I'm confused... I'm not afraid of that.
Am I too afraid of my sexuality? no... I shock people with my brutal honesty at times.
But what are the other such things? I need more information.
I'm afraid of water, commitment, spiders, bridges, the number 4, gnats, large crowds, germs, shots (like you drinks, not like injections), sedans (but not coupes), mirrors, small dogs (like Jack Russells and Yorkies); but I don't think those are the things you are referring to.
Many are. The notion that "nice girls don't like sex" still lives (unfortunately).
Am I afraid to admit I like sex? No.
Nor are most fo the women I know.
I think they're referring to the desire to fit in, be thought of as normal, and to be liked and understood by your friends. I don't usually admit some of the weirder sexual stuff I'm into to my friends, because some of them have more judgmental, Puritanical upbringings/mindsets about what sex acts are degrading, disgusting, unnatural, etc, and I fear being judged by them as "lesser" or "bizarre" for my most personal of preferences.
Kind of like how I never tell anyone how much I loved the movie Armageddon.
I pretty much speak my mind. I use to hold back, but then emotions start to build up and caused me great stress. I feel so much better letting it all out.
I am not really afraid to say anything...

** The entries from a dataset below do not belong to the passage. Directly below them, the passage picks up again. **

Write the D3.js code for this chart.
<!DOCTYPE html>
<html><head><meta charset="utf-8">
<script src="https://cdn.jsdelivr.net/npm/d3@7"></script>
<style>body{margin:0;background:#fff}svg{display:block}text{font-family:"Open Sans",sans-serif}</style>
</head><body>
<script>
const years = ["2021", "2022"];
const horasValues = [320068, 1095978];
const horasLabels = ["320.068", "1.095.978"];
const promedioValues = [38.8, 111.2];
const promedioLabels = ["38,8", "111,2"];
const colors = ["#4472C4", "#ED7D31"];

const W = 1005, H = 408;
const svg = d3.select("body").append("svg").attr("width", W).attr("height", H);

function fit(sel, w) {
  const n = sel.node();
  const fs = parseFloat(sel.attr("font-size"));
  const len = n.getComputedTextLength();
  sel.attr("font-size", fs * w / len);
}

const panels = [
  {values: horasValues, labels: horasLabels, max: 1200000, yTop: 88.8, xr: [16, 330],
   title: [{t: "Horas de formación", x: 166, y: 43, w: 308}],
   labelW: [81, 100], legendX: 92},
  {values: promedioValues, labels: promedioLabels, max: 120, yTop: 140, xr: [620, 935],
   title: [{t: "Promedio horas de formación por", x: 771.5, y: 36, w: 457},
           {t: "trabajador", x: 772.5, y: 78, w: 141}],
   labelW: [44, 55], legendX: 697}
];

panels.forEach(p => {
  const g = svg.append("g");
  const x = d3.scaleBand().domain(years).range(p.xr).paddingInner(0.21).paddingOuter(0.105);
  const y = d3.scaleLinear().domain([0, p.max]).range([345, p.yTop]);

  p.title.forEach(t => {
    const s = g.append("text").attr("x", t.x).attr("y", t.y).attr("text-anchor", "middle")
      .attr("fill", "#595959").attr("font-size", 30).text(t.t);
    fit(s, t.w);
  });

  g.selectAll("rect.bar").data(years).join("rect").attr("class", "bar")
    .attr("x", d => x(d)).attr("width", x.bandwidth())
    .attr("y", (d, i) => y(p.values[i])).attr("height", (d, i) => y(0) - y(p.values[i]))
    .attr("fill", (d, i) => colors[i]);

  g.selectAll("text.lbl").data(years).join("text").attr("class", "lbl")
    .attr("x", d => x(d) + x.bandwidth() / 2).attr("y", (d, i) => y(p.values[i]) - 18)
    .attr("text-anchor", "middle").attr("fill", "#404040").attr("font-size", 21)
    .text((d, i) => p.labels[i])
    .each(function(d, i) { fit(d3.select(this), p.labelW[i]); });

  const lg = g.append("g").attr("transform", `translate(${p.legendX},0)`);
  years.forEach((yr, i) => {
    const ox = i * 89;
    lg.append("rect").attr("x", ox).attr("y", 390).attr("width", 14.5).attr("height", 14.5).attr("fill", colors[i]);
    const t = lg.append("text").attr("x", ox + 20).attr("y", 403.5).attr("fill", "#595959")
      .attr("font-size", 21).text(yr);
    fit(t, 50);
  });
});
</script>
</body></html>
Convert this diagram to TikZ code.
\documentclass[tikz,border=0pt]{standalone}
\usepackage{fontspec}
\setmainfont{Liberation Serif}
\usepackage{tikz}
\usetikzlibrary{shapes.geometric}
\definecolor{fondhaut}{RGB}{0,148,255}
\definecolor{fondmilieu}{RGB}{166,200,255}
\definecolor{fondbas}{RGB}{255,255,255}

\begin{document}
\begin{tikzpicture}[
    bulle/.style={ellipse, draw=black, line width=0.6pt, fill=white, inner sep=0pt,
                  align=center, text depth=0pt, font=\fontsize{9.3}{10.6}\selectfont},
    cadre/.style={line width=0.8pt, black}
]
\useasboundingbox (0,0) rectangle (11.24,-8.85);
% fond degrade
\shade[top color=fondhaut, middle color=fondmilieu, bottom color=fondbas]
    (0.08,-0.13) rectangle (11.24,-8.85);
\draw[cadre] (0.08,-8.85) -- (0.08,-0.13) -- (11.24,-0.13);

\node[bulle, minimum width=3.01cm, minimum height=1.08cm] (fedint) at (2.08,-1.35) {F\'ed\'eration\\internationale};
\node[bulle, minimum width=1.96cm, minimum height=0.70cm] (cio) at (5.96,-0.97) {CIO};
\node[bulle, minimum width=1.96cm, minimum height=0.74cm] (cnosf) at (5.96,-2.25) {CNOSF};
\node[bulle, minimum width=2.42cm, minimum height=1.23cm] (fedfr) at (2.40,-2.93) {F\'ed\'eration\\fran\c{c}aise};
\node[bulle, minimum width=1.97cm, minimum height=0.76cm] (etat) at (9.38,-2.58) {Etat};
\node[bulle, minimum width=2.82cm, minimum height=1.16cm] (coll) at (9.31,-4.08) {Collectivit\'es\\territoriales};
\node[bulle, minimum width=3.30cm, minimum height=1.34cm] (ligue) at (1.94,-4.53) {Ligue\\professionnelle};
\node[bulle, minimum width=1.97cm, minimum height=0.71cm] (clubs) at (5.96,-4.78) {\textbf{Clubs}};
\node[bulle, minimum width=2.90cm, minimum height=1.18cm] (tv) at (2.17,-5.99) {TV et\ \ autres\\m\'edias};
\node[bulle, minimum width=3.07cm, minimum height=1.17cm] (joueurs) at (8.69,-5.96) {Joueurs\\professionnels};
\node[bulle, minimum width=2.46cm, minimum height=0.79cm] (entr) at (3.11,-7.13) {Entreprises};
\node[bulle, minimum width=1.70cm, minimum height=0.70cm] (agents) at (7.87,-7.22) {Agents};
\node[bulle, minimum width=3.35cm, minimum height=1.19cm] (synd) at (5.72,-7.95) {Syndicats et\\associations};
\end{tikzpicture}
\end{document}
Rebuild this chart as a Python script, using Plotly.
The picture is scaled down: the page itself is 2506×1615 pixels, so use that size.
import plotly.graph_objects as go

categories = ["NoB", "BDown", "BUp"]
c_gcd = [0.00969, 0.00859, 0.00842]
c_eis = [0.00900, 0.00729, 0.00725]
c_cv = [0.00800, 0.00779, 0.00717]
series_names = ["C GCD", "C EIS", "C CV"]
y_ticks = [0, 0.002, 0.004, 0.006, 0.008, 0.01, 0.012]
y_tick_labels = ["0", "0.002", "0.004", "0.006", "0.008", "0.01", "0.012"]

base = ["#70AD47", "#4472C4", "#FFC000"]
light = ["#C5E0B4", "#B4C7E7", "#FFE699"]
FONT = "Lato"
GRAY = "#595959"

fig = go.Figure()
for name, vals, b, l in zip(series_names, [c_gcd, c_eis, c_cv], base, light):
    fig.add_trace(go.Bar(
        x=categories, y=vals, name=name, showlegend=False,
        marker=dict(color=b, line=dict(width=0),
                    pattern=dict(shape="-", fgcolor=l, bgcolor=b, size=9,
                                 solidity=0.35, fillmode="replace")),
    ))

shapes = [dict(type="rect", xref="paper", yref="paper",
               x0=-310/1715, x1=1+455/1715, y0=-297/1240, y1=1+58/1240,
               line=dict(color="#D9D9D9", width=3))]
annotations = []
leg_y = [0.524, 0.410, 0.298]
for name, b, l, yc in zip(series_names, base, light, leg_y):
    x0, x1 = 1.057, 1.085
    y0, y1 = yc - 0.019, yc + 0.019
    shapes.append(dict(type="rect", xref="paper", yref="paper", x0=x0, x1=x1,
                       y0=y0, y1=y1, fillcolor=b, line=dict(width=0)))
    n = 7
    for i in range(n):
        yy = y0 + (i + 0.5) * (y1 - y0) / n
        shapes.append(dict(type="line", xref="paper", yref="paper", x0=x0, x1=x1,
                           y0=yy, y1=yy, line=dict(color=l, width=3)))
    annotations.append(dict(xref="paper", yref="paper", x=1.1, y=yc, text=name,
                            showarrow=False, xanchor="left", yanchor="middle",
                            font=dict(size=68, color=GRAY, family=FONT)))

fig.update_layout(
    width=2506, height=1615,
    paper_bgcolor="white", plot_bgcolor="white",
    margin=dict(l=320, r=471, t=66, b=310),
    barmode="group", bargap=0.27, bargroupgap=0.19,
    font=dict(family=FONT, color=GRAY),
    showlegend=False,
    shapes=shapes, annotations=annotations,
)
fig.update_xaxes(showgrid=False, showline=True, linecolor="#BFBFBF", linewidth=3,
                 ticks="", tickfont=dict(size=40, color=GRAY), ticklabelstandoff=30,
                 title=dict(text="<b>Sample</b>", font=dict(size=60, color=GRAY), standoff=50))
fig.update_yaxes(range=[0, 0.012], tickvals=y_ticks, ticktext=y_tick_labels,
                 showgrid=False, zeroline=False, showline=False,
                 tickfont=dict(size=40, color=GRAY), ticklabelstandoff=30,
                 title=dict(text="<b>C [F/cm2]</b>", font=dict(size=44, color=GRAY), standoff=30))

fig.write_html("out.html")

I am too afraid to sky dive, walk across the freeway, argue with my drunken hillbilly neighbor.....I'm not afraid to admit I love sex.
No I love sex, I'm monogamous and my husband is deployed so I also love sex with myself.
I assume most people would love sex if they gave it a try, find how ya like it and broaden your horizons. Besides its better then Prozac or Xanax for stress if you ask me.